Previously, Frontend could only call its own service’s Web API. We removed that rule here. While it may introduce some confusion, the benefits outweighed the downsides. That rule exists to avoid other services depending on a Web API built for one service’s Frontend, which harms independence. KARTE AI is designed to be called by other services, so independence concerns don’t apply.

Advantages of Mastra and Usage Examples

We won’t do a detailed comparison, but initial reasons were: TypeScript‑native framework, released earlier than VoltAgent, and stronger docs and momentum than LangChain.js. In practice, updates are fast with frequent new features, and questions on Discord and PRs get quick reactions—great speed and flexibility, crucial in fast‑moving AI. The codebase is clear and easy to develop against; I’ve had 24 PRs merged. If rapid updates worry you, Mastra v1 beta was just announced, so stability should improve.

Earlier this year in May, Mastra’s CTO visited Japan and our office; we discussed PLAID’s AI, Mastra’s roadmap, and shared our requests.

mastra-plaid.png

Mastra is a strong choice for most TypeScript AI Agent development. I’ll focus on two especially valuable features: Memory and Stream.

Memory

Building Mastra‑like Memory from scratch would have been unrealistic. Memory is essentially chat history, but with options essential to AI Agents. All AI Agents available in the KARTE admin UI include Memory.

Resources and Threads

A thread contains multiple messages; passing past thread messages to the LLM as context reduces prompt writing and prevents repeated mistakes. A resource groups multiple threads. In KARTE, we restrict chat messages viewable per admin user. Even within the same tenant, users cannot access others’ instructions to KARTE AI. We include the authenticated user’s ID as a prefix in resource IDs to prevent viewing others’ histories.

Processor

Memory processors modify the message list before adding it to the agent’s context window and sending to the LLM. This helps manage context size, filter content, and optimize performance. KARTE agents use a

TokenLimiter

Processor that limits how far back to include past messages so total tokens stay within the LLM’s limit.

Semantic Recall

This retrieves semantically similar past history to include as context for a user’s question or instruction. It supports cross‑thread recall, searching across accessible threads. Technically it uses RAG. We tried it once, but a MongoDB bug at the time (quickly fixed) kept us from using it.
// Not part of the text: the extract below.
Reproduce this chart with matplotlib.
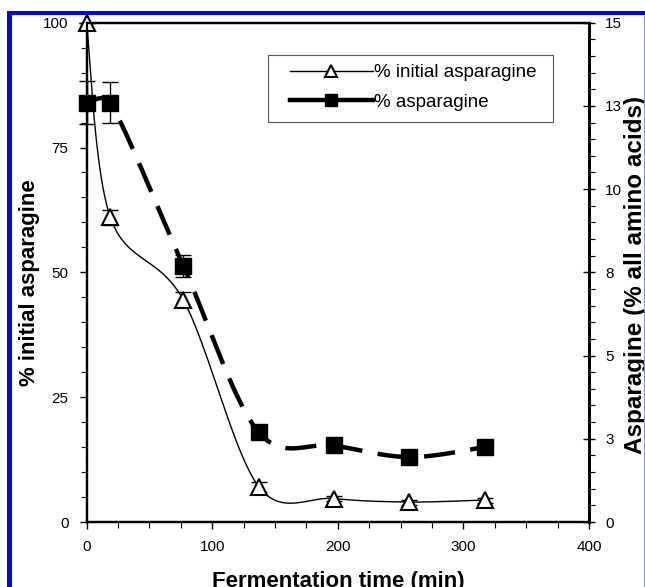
import numpy as np
import matplotlib.pyplot as plt
from matplotlib.lines import Line2D
from matplotlib.patches import Rectangle
from matplotlib.ticker import MultipleLocator, FixedLocator, FixedFormatter

plt.rcParams['font.family'] = ['Liberation Sans', 'DejaVu Sans']

# sampling times during fermentation (min)
time_min = [0, 19, 77, 137, 197, 257, 317]

# asparagine remaining, % of the initial amount (left axis)
initial_pct = [100, 61.0, 44.5, 7.1, 4.7, 4.0, 4.4]
initial_err = [0, 1.5, 1.5, 1.0, 0.5, 0.5, 0.5]

# asparagine as % of all amino acids (right axis)
asn_pct = [12.6, 12.6, 7.7, 2.7, 2.3, 1.95, 2.25]
asn_err = [0.65, 0.62, 0.33, 0.2, 0.15, 0.15, 0.15]

x_ticks = [0, 100, 200, 300, 400]
left_ticks = [0, 25, 50, 75, 100]
right_ticks = [0, 2.5, 5, 7.5, 10, 12.5, 15]
right_tick_labels = ['0', '3', '5', '8', '10', '13', '15']

labels = ['% initial asparagine', '% asparagine']


def smooth(axis, x, y, n=40):
    """Smoothed line through every point: cubic Bezier, tension 1/6,
    control arms capped at half the segment length (worked in screen space)."""
    p = axis.transData.transform(np.column_stack([x, y]).astype(float))
    ext = np.vstack([p[0], p, p[-1]])
    t = np.linspace(0, 1, n)[:, None]
    out = []
    for i in range(len(p) - 1):
        p0, p1, p2, p3 = ext[i], ext[i + 1], ext[i + 2], ext[i + 3]
        d12 = np.hypot(*(p2 - p1))
        d02 = np.hypot(*(p2 - p0))
        d13 = np.hypot(*(p3 - p1))
        f1 = 1 / 6 if d02 / 6 < d12 / 2 else d12 / d02 / 2
        f2 = 1 / 6 if d13 / 6 < d12 / 2 else d12 / d13 / 2
        c1 = p1 + f1 * (p2 - p0)
        c2 = p2 - f2 * (p3 - p1)
        seg = (1 - t) ** 3 * p1 + 3 * (1 - t) ** 2 * t * c1 + 3 * (1 - t) * t ** 2 * c2 + t ** 3 * p2
        out.append(seg if i == 0 else seg[1:])
    out = axis.transData.inverted().transform(np.vstack(out))
    return out[:, 0], out[:, 1]


W, H = 645, 587
fig = plt.figure(figsize=(W / 100, H / 100), dpi=100)
ax = fig.add_axes([86.5 / W, 65 / H, (589 - 86.5) / W, (522 - 22.7) / H])
ax2 = ax.twinx()

ax.set_xlim(0, 400)
ax.set_ylim(0, 100)
ax2.set_ylim(0, 15)

# % initial asparagine: thin smoothed line, open triangles
sx, sy = smooth(ax, time_min, initial_pct)
ax.plot(sx, sy, color='black', lw=1.0, clip_on=False, zorder=2)
ax.errorbar(time_min, initial_pct, yerr=initial_err, fmt='none', ecolor='black',
            elinewidth=1, capsize=6, capthick=1, clip_on=False, zorder=3)
ax.plot(time_min, initial_pct, ls='none', marker='^', ms=12, mfc='white',
        mec='black', mew=1.5, clip_on=False, zorder=4)

# % asparagine: thick dashed smoothed line, filled squares
qx, qy = smooth(ax2, time_min, asn_pct)
ax2.plot(qx, qy, color='black', lw=3.2, dashes=(7, 3.5), clip_on=False, zorder=2)
ax2.errorbar(time_min, asn_pct, yerr=asn_err, fmt='none', ecolor='black',
             elinewidth=1, capsize=6, capthick=1, clip_on=False, zorder=3)
ax2.plot(time_min, asn_pct, ls='none', marker='s', ms=12, mfc='black',
         mec='black', clip_on=False, zorder=4)

ax.xaxis.set_major_locator(FixedLocator(x_ticks))
ax.xaxis.set_minor_locator(MultipleLocator(25))
ax.yaxis.set_major_locator(FixedLocator(left_ticks))
ax.yaxis.set_minor_locator(MultipleLocator(5))
ax2.yaxis.set_major_locator(FixedLocator(right_ticks))
ax2.yaxis.set_major_formatter(FixedFormatter(right_tick_labels))
ax2.yaxis.set_minor_locator(MultipleLocator(0.5))

ax.tick_params(axis='both', which='major', direction='out', length=5, width=1,
               pad=8, labelsize=11)
ax.tick_params(axis='both', which='minor', direction='out', length=4, width=0.8)
ax2.tick_params(axis='y', which='major', direction='inout', length=9, width=1,
                pad=7, labelsize=11)
ax2.tick_params(axis='y', which='minor', direction='out', length=4, width=0.8)

for a in (ax, ax2):
    for side in ('left', 'bottom', 'top'):
        a.spines[side].set_linewidth(1.6)
    a.spines['right'].set_linewidth(2.0)

ax.set_xlabel('Fermentation time (min)', fontsize=16, fontweight='bold')
ax.xaxis.set_label_coords(0.5005, -0.12)
ax.xaxis.label.set_va('center')
ax.set_ylabel('% initial asparagine', fontsize=16, fontweight='bold')
ax.yaxis.set_label_coords(-0.114, 0.479)
ax.yaxis.label.set_va('center')
ax2.set_ylabel('Asparagine (% all amino acids)', fontsize=17.5, fontweight='bold')
ax2.yaxis.set_label_coords(1.092, 0.495)
ax2.yaxis.label.set_va('center')

# legend box drawn separately so its padding can differ left/right and top/bottom
fig.add_artist(Rectangle((268 / W, 1 - 122 / H), (553 - 268) / W, 67 / H,
                         transform=fig.transFigure, facecolor='white',
                         edgecolor='#555555', lw=0.8, zorder=5))
h1 = Line2D([], [], color='black', lw=1, marker='^', ms=8, mfc='white',
            mec='black', mew=1.5)
h2 = Line2D([], [], color='black', lw=3.2, marker='s', ms=8, mfc='black', mec='black')
leg = fig.legend([h1, h2], labels, loc='upper left',
                 bbox_to_anchor=(290 / W, 1 - 64 / H), bbox_transform=fig.transFigure,
                 borderaxespad=0, borderpad=0, frameon=False,
                 fontsize=13.5, handlelength=4.4, handletextpad=0.1,
                 labelspacing=0.68)
leg.set_zorder(6)

# window frame around the chart
fig.add_artist(Rectangle((0, (H - 11) / H), 1, 11 / H, transform=fig.transFigure,
                         facecolor='white', edgecolor='none', zorder=10))
fig.add_artist(Rectangle((7 / W, (H - 15) / H), 1 - 7 / W, 4 / H, transform=fig.transFigure,
                         facecolor='#0000ff', edgecolor='none', zorder=11))
fig.add_artist(Rectangle((7 / W, 0), 5 / W, (H - 11) / H, transform=fig.transFigure,
                         facecolor='#0000ff', edgecolor='none', zorder=11))
fig.add_artist(Rectangle((643.5 / W, 0), 1.5 / W, (H - 15) / H, transform=fig.transFigure,
                         facecolor='#8c8cff', edgecolor='none', zorder=11))

fig.savefig('out.png', dpi=100)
Having such features available and ready in Mastra is a big plus for future needs.

Message Conversion

Vercel AI SDK moved from v4 to v5 with significant message format changes. We needed v4‑saved chat messages to work under v5. Mastra handles this compatibility internally, making the migration smooth.

Stream

The next evolution of Mastra streaming ↗

Mastra implements its own streaming (“Mastra streaming”). With complex setups like multi‑agent or workflows, Frontend needs good visualization. Previously, an agent’s Stream method returned streams defined by the AI SDK stream protocol, which couldn’t stream outputs from LLM calls inside workflows or inside tools. Mastra streaming can handle nested LLM outputs as streams. In KARTE’s admin UI, our multi‑agent setup calls agents from tools, and we stream tool outputs.

Mastra converts Mastra streaming into types compatible with Vercel AI SDK v5’s stream protocol. While the protocol lacks parts for streaming tool outputs, Mastra achieves compatibility using Custom Data.Streaming Custom Data ↗
Developers can define custom data types, which improves DX.

Mastra will likely support AG‑UI and is developing @mastra/react, making UIs that leverage Mastra’s features easier to build.

Conclusion

To continuously develop AI features in KARTE’s microservices environment, we designed and operated an AI foundation using Mastra in a centralized model first. Centering the foundation on Mastra brings major advantages: rapid, continuous feature additions and usability improvements without building everything ourselves.

The balance between centralized and decentralized will evolve. As AI development skills spread across the Product org and we learn to build multi‑agent networks quickly and securely across services, we’ll gradually decentralize. KARTE’s microservices should also evolve to ease AI development—for example, implementing auth in Internal APIs or offering internal MCP.